» **Work to complete**
Transcribe the lines from the start of the data below through the line with "Identify the circuit", word for word and nothing more.

» **Source excerpt**
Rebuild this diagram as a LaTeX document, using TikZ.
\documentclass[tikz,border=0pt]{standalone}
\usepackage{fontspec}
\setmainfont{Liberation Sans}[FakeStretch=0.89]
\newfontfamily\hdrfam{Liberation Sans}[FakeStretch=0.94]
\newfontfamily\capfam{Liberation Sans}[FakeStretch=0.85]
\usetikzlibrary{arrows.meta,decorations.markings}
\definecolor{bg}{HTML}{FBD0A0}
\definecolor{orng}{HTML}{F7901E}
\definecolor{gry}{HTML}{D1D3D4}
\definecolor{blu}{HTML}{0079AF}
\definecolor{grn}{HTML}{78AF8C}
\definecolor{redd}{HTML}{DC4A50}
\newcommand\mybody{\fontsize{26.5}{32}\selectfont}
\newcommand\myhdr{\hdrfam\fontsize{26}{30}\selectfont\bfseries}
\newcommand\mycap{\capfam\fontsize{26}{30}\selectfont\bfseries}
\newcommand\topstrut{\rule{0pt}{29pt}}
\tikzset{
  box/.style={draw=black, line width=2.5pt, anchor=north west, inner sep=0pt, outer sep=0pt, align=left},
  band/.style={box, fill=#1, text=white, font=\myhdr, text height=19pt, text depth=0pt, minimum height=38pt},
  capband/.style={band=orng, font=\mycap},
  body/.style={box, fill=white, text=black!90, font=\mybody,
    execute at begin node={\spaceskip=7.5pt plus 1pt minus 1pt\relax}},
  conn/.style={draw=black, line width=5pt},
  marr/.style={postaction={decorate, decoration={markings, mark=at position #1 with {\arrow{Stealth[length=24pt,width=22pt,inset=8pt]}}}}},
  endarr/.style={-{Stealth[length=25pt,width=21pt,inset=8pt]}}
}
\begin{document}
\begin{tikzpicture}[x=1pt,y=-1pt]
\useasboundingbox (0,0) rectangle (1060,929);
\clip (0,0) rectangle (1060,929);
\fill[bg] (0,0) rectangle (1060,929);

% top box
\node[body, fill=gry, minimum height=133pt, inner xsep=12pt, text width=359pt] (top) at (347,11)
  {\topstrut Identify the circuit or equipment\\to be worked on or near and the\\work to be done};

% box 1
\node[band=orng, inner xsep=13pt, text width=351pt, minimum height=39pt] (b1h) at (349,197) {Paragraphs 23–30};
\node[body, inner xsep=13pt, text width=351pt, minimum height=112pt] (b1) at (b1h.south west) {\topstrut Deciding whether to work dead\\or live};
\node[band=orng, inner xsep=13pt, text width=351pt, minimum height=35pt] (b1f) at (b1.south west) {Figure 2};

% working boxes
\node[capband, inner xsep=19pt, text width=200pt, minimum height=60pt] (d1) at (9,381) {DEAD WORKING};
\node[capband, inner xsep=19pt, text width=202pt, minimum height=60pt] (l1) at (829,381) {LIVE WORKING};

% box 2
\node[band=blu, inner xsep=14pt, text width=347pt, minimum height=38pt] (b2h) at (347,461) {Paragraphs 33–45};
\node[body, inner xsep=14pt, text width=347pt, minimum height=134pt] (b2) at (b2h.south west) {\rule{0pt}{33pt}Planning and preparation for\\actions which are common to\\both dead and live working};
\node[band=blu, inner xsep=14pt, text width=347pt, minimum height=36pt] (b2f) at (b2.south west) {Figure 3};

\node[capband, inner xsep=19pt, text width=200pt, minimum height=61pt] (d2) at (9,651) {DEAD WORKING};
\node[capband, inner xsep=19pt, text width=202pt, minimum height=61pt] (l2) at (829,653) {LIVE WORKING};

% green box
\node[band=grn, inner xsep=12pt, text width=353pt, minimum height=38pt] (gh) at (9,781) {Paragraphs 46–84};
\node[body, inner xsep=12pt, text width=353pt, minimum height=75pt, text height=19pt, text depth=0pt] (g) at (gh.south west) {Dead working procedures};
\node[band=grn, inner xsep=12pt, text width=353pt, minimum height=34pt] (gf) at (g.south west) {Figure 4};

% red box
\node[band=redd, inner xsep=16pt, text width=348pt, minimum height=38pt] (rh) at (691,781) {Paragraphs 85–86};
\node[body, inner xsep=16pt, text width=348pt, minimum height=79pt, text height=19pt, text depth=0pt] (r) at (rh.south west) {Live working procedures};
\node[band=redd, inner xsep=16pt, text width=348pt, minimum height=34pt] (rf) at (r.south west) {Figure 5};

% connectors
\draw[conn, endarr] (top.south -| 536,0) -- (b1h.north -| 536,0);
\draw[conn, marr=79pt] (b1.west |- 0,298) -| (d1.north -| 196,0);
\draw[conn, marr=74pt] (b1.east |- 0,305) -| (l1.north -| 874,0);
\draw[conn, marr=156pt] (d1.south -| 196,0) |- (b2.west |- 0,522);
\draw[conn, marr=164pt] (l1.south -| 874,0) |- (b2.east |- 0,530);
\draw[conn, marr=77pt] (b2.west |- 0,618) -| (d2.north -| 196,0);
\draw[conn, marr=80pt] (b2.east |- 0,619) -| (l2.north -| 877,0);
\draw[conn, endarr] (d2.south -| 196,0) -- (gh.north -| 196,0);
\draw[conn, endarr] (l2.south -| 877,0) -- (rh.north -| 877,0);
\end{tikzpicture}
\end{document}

» **Response to the task**
Rebuild this diagram as a LaTeX document, using TikZ.
\documentclass[tikz,border=0pt]{standalone}
\usepackage{fontspec}
\setmainfont{Liberation Sans}[FakeStretch=0.89]
\newfontfamily\hdrfam{Liberation Sans}[FakeStretch=0.94]
\newfontfamily\capfam{Liberation Sans}[FakeStretch=0.85]
\usetikzlibrary{arrows.meta,decorations.markings}
\definecolor{bg}{HTML}{FBD0A0}
\definecolor{orng}{HTML}{F7901E}
\definecolor{gry}{HTML}{D1D3D4}
\definecolor{blu}{HTML}{0079AF}
\definecolor{grn}{HTML}{78AF8C}
\definecolor{redd}{HTML}{DC4A50}
\newcommand\mybody{\fontsize{26.5}{32}\selectfont}
\newcommand\myhdr{\hdrfam\fontsize{26}{30}\selectfont\bfseries}
\newcommand\mycap{\capfam\fontsize{26}{30}\selectfont\bfseries}
\newcommand\topstrut{\rule{0pt}{29pt}}
\tikzset{
  box/.style={draw=black, line width=2.5pt, anchor=north west, inner sep=0pt, outer sep=0pt, align=left},
  band/.style={box, fill=#1, text=white, font=\myhdr, text height=19pt, text depth=0pt, minimum height=38pt},
  capband/.style={band=orng, font=\mycap},
  body/.style={box, fill=white, text=black!90, font=\mybody,
    execute at begin node={\spaceskip=7.5pt plus 1pt minus 1pt\relax}},
  conn/.style={draw=black, line width=5pt},
  marr/.style={postaction={decorate, decoration={markings, mark=at position #1 with {\arrow{Stealth[length=24pt,width=22pt,inset=8pt]}}}}},
  endarr/.style={-{Stealth[length=25pt,width=21pt,inset=8pt]}}
}
\begin{document}
\begin{tikzpicture}[x=1pt,y=-1pt]
\useasboundingbox (0,0) rectangle (1060,929);
\clip (0,0) rectangle (1060,929);
\fill[bg] (0,0) rectangle (1060,929);

% top box
\node[body, fill=gry, minimum height=133pt, inner xsep=12pt, text width=359pt] (top) at (347,11)
  {\topstrut Identify the circuit or equipment\\to be worked on or near and the\\work to be done};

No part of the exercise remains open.